**Task goal:**
Leave out the pictures and repeat the rest of the material exactly.

▼▼▼

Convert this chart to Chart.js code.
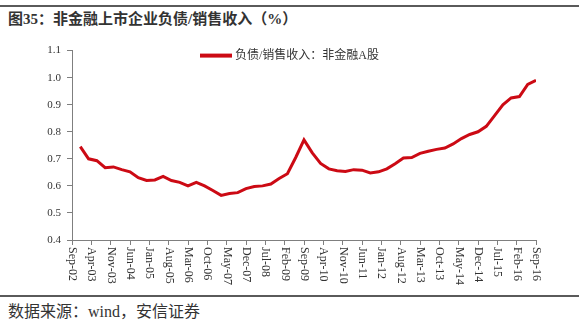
<!DOCTYPE html>
<html>
<head>
<meta charset="utf-8">
<script src="https://cdn.jsdelivr.net/npm/chart.js@4.4.0/dist/chart.umd.min.js"></script>
<style>
    body { margin: 0; width: 579px; height: 321px; background: #fff; position: relative; overflow: hidden; }
    .rule { position: absolute; left: 0; width: 579px; height: 2px; background: #5a5a5a; }
    .caption { position: absolute; left: 8px; color: #333; font-family: "Liberation Serif", "Noto Sans CJK SC", serif; white-space: nowrap; }
    #title { top: 7px; font-size: 15px; font-weight: bold; }
    #source { top: 298px; font-size: 16px; }
    #wrap { position: absolute; left: 0; top: 38px; width: 579px; height: 252px; }
</style>
</head>
<body>
<div class="rule" style="top:5px"></div>
<div class="caption" id="title">图35：非金融上市企业负债/销售收入（%）</div>
<div id="wrap"><canvas id="debtChart"></canvas></div>
<div class="rule" style="top:295px"></div>
<div class="caption" id="source">数据来源：wind，安信证券</div>

<script>
// x axis tick labels, one every 7 months starting Sep-02
const tickLabels = ['Sep-02', 'Apr-03', 'Nov-03', 'Jun-04', 'Jan-05', 'Aug-05', 'Mar-06', 'Oct-06',
    'May-07', 'Dec-07', 'Jul-08', 'Feb-09', 'Sep-09', 'Apr-10', 'Nov-10', 'Jun-11', 'Jan-12',
    'Aug-12', 'Mar-13', 'Oct-13', 'May-14', 'Dec-14', 'Jul-15', 'Feb-16', 'Sep-16'];
const tickStep = 7;

// quarterly ratio, Dec-02 .. Sep-16
const seriesName = '负债/销售收入：非金融A股';
const firstQuarterOffset = 3; // Dec-02 is 3 months after Sep-02
const ratio = [
    0.745, 0.700, 0.693, 0.667, 0.670, 0.660, 0.652, 0.630,   // Dec-02 .. Sep-04
    0.620, 0.622, 0.635, 0.620, 0.613, 0.600, 0.613, 0.600,   // Dec-04 .. Sep-06
    0.583, 0.565, 0.572, 0.575, 0.590, 0.598, 0.600, 0.607,   // Dec-06 .. Sep-08
    0.627, 0.645, 0.705, 0.770, 0.722, 0.683, 0.663, 0.656,   // Dec-08 .. Sep-10
    0.653, 0.660, 0.658, 0.648, 0.652, 0.663, 0.682, 0.703,   // Dec-10 .. Sep-12
    0.705, 0.720, 0.728, 0.735, 0.740, 0.755, 0.775, 0.790,   // Dec-12 .. Sep-14
    0.800, 0.820, 0.860, 0.900, 0.925, 0.930, 0.975, 0.990    // Dec-14 .. Sep-16
];

const points = ratio.map((v, i) => ({ x: firstQuarterOffset + 3 * i, y: v }));

const labelFont = '12px "Liberation Serif", serif';
const legendFont = '12px "Liberation Serif", "Noto Sans CJK SC", serif';
const textColor = '#333';
const axisColor = '#7f7f7f';
const lineColor = '#cc0a14';

// draw x labels rotated clockwise (top-to-bottom), as in the source
const verticalLabels = {
    id: 'verticalLabels',
    afterDraw(chart) {
        const x = chart.scales.x;
        const ctx = chart.ctx;
        ctx.save();
        ctx.font = labelFont;
        ctx.fillStyle = textColor;
        ctx.textAlign = 'left';
        ctx.textBaseline = 'middle';
        tickLabels.forEach((lab, i) => {
            const px = x.getPixelForValue(i * tickStep);
            ctx.save();
            ctx.translate(px, chart.chartArea.bottom + 7);
            ctx.rotate(Math.PI / 2);
            ctx.fillText(lab, 0, 0);
            ctx.restore();
        });
        ctx.restore();
    }
};

// legend sits inside the plot, near the top
const topLegend = {
    id: 'topLegend',
    afterDraw(chart) {
        const ctx = chart.ctx;
        const area = chart.chartArea;
        const ds = chart.data.datasets[0];
        const left = area.left + 128;
        const y = area.top + 5;
        ctx.save();
        ctx.strokeStyle = ds.borderColor;
        ctx.lineWidth = 4;
        ctx.beginPath();
        ctx.moveTo(left, y);
        ctx.lineTo(left + 32, y);
        ctx.stroke();
        ctx.font = legendFont;
        ctx.fillStyle = textColor;
        ctx.textAlign = 'left';
        ctx.textBaseline = 'middle';
        ctx.fillText(ds.label, left + 35, y);
        ctx.restore();
    }
};

new Chart(document.getElementById('debtChart'), {
    type: 'line',
    data: {
        datasets: [{
            label: seriesName,
            data: points,
            borderColor: lineColor,
            backgroundColor: lineColor,
            borderWidth: 3,
            pointRadius: 0,
            tension: 0
        }]
    },
    options: {
        responsive: true,
        maintainAspectRatio: false,
        animation: false,
        layout: { padding: { top: 11, right: 43, left: 0, bottom: 0 } },
        plugins: {
            legend: { display: false },
            tooltip: { enabled: false }
        },
        scales: {
            x: {
                type: 'linear',
                min: 0,
                max: (tickLabels.length - 1) * tickStep,
                afterFit: scale => { scale.height = 50; },
                grid: { display: true, drawOnChartArea: false, tickLength: 5, color: axisColor },
                border: { display: true, color: axisColor },
                ticks: {
                    stepSize: tickStep,
                    autoSkip: false,
                    minRotation: 90,
                    maxRotation: 90,
                    color: 'rgba(0,0,0,0)',
                    font: { family: '"Liberation Serif", serif', size: 11 },
                    callback: v => tickLabels[v / tickStep] || ''
                }
            },
            y: {
                min: 0.4,
                max: 1.1,
                afterFit: scale => { scale.width = 72; },
                grid: { display: true, drawOnChartArea: false, tickLength: 5, color: axisColor },
                border: { display: true, color: axisColor },
                ticks: {
                    count: 8,
                    padding: 6,
                    color: textColor,
                    font: { family: '"Liberation Serif", serif', size: 11 },
                    callback: v => v.toFixed(1)
                }
            }
        }
    },
    plugins: [verticalLabels, topLegend]
});
</script>
</body>
</html>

▲▲▲

**Output:**
Convert this chart to Chart.js code.
<!DOCTYPE html>
<html>
<head>
<meta charset="utf-8">
<script src="https://cdn.jsdelivr.net/npm/chart.js@4.4.0/dist/chart.umd.min.js"></script>
<style>
    body { margin: 0; width: 579px; height: 321px; background: #fff; position: relative; overflow: hidden; }
    .rule { position: absolute; left: 0; width: 579px; height: 2px; background: #5a5a5a; }
    .caption { position: absolute; left: 8px; color: #333; font-family: "Liberation Serif", "Noto Sans CJK SC", serif; white-space: nowrap; }
    #title { top: 7px; font-size: 15px; font-weight: bold; }
    #source { top: 298px; font-size: 16px; }
    #wrap { position: absolute; left: 0; top: 38px; width: 579px; height: 252px; }
</style>
</head>
<body>
<div class="rule" style="top:5px"></div>
<div class="caption" id="title">图35：非金融上市企业负债/销售收入（%）</div>
<div id="wrap"><canvas id="debtChart"></canvas></div>
<div class="rule" style="top:295px"></div>
<div class="caption" id="source">数据来源：wind，安信证券</div>

<script>
// x axis tick labels, one every 7 months starting Sep-02
const tickLabels = ['Sep-02', 'Apr-03', 'Nov-03', 'Jun-04', 'Jan-05', 'Aug-05', 'Mar-06', 'Oct-06',
    'May-07', 'Dec-07', 'Jul-08', 'Feb-09', 'Sep-09', 'Apr-10', 'Nov-10', 'Jun-11', 'Jan-12',
    'Aug-12', 'Mar-13', 'Oct-13', 'May-14', 'Dec-14', 'Jul-15', 'Feb-16', 'Sep-16'];
const tickStep = 7;

// quarterly ratio, Dec-02 .. Sep-16
const seriesName = '负债/销售收入：非金融A股';
const firstQuarterOffset = 3; // Dec-02 is 3 months after Sep-02
const ratio = [
    0.745, 0.700, 0.693, 0.667, 0.670, 0.660, 0.652, 0.630,   // Dec-02 .. Sep-04
    0.620, 0.622, 0.635, 0.620, 0.613, 0.600, 0.613, 0.600,   // Dec-04 .. Sep-06
    0.583, 0.565, 0.572, 0.575, 0.590, 0.598, 0.600, 0.607,   // Dec-06 .. Sep-08
    0.627, 0.645, 0.705, 0.770, 0.722, 0.683, 0.663, 0.656,   // Dec-08 .. Sep-10
    0.653, 0.660, 0.658, 0.648, 0.652, 0.663, 0.682, 0.703,   // Dec-10 .. Sep-12
    0.705, 0.720, 0.728, 0.735, 0.740, 0.755, 0.775, 0.790,   // Dec-12 .. Sep-14
    0.800, 0.820, 0.860, 0.900, 0.925, 0.930, 0.975, 0.990    // Dec-14 .. Sep-16
];

const points = ratio.map((v, i) => ({ x: firstQuarterOffset + 3 * i, y: v }));

const labelFont = '12px "Liberation Serif", serif';
const legendFont = '12px "Liberation Serif", "Noto Sans CJK SC", serif';
const textColor = '#333';
const axisColor = '#7f7f7f';
const lineColor = '#cc0a14';

// draw x labels rotated clockwise (top-to-bottom), as in the source
const verticalLabels = {
    id: 'verticalLabels',
    afterDraw(chart) {
        const x = chart.scales.x;
        const ctx = chart.ctx;
        ctx.save();
        ctx.font = labelFont;
        ctx.fillStyle = textColor;
        ctx.textAlign = 'left';
        ctx.textBaseline = 'middle';
        tickLabels.forEach((lab, i) => {
            const px = x.getPixelForValue(i * tickStep);
            ctx.save();
            ctx.translate(px, chart.chartArea.bottom + 7);
            ctx.rotate(Math.PI / 2);
            ctx.fillText(lab, 0, 0);
            ctx.restore();
        });
        ctx.restore();
    }
};

// legend sits inside the plot, near the top
const topLegend = {
    id: 'topLegend',
    afterDraw(chart) {
        const ctx = chart.ctx;
        const area = chart.chartArea;
        const ds = chart.data.datasets[0];
        const left = area.left + 128;
        const y = area.top + 5;
        ctx.save();
        ctx.strokeStyle = ds.borderColor;
        ctx.lineWidth = 4;
        ctx.beginPath();
        ctx.moveTo(left, y);
        ctx.lineTo(left + 32, y);
        ctx.stroke();
        ctx.font = legendFont;
        ctx.fillStyle = textColor;
        ctx.textAlign = 'left';
        ctx.textBaseline = 'middle';
        ctx.fillText(ds.label, left + 35, y);
        ctx.restore();
    }
};

new Chart(document.getElementById('debtChart'), {
    type: 'line',
    data: {
        datasets: [{
            label: seriesName,
            data: points,
            borderColor: lineColor,
            backgroundColor: lineColor,
            borderWidth: 3,
            pointRadius: 0,
            tension: 0
        }]
    },
    options: {
        responsive: true,
        maintainAspectRatio: false,
        animation: false,
        layout: { padding: { top: 11, right: 43, left: 0, bottom: 0 } },
        plugins: {
            legend: { display: false },
            tooltip: { enabled: false }
        },
        scales: {
            x: {
                type: 'linear',
                min: 0,
                max: (tickLabels.length - 1) * tickStep,
                afterFit: scale => { scale.height = 50; },
                grid: { display: true, drawOnChartArea: false, tickLength: 5, color: axisColor },
                border: { display: true, color: axisColor },
                ticks: {
                    stepSize: tickStep,
                    autoSkip: false,
                    minRotation: 90,
                    maxRotation: 90,
                    color: 'rgba(0,0,0,0)',
                    font: { family: '"Liberation Serif", serif', size: 11 },
                    callback: v => tickLabels[v / tickStep] || ''
                }
            },
            y: {
                min: 0.4,
                max: 1.1,
                afterFit: scale => { scale.width = 72; },
                grid: { display: true, drawOnChartArea: false, tickLength: 5, color: axisColor },
                border: { display: true, color: axisColor },
                ticks: {
                    count: 8,
                    padding: 6,
                    color: textColor,
                    font: { family: '"Liberation Serif", serif', size: 11 },
                    callback: v => v.toFixed(1)
                }
            }
        }
    },
    plugins: [verticalLabels, topLegend]
});
</script>
</body>
</html>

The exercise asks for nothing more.